I gotta tell you, I know there were a lot of demands in the 2025 session and a lot of things that we need to fund, but it was really unfortunate that we were unable to get there. We had some strong advocates making the case for this. But ultimately, we walked away without making it funded. So we are going to be back in 2026. We appreciate the chance to raise awareness about this program here with you all on Think Out Loud. We gotta be telling our legislators that we’ve got to fund this program.

It’s not just the coast. It’s projects across Oregon. We’ve done work in The Dalles, Rhododendron. Baker City had an application. Almost half of the state’s population gets their drinking water from surface flows, so you can kind of get a feel for the magnitude of this issue and how important it is. It’s a no-brainer. Things get very, very expensive quickly when we start talking about treatment facilities and trying to address water storage. We have to protect our natural resources and our forests first, and this is a bipartisan, nonpartisan, easy fix right in front of us right now that is already working. So we need to see the state legislature step back up and fund this program again as soon as possible.

Miller: Ann Vileisis, before we say goodbye … In the next segment, we’re going to be talking about the loss of a FEMA grant for a water system for a community in Lane County. But I understand that Port Orford was also going to get money from this federal program that was abruptly canceled. What was that money going to go towards and what does this mean?

Vileisis: Well, we were actually in the running. We hadn’t quite gotten it yet, but I knew we were going to get it because we did so well on our applications. We’d made a lot of progress and we were in the final stages. That was gonna go for our water distribution system.

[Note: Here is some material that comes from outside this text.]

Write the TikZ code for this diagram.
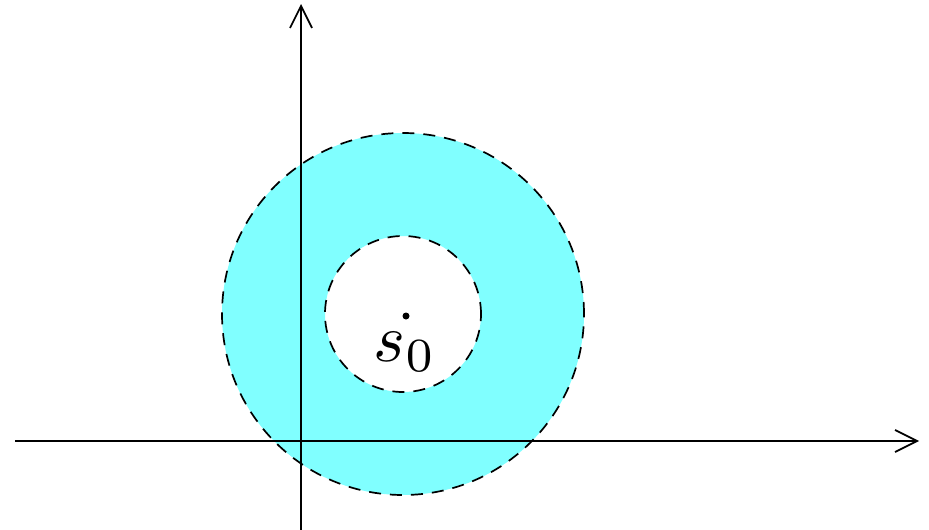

I’ve come to understand, we’ve got kind of the green infrastructure in our watersheds and the gray infrastructure. And right now, our country and lots of our cities are really facing the challenge of deteriorating infrastructure on a high scale. A lot of it was put in like 50 years ago with the Clean Water Act, Safe Drinking Water Act,. And now we really need fixes and little communities don’t have the resources to do it on our own. So that was a real blow; we’re really disappointed.

Miller: Ann Vileisis and Dylan Kruse, thanks very much.

Kruse: Thanks so much for the opportunity, Dave. We appreciate you.

Vileisis: Yeah, thank you. Bye-bye.

Miller: Ann Vileisis is the mayor of Port Orford on Oregon’s South Coast. Dylan Kruse is the president of Sustainable Northwest.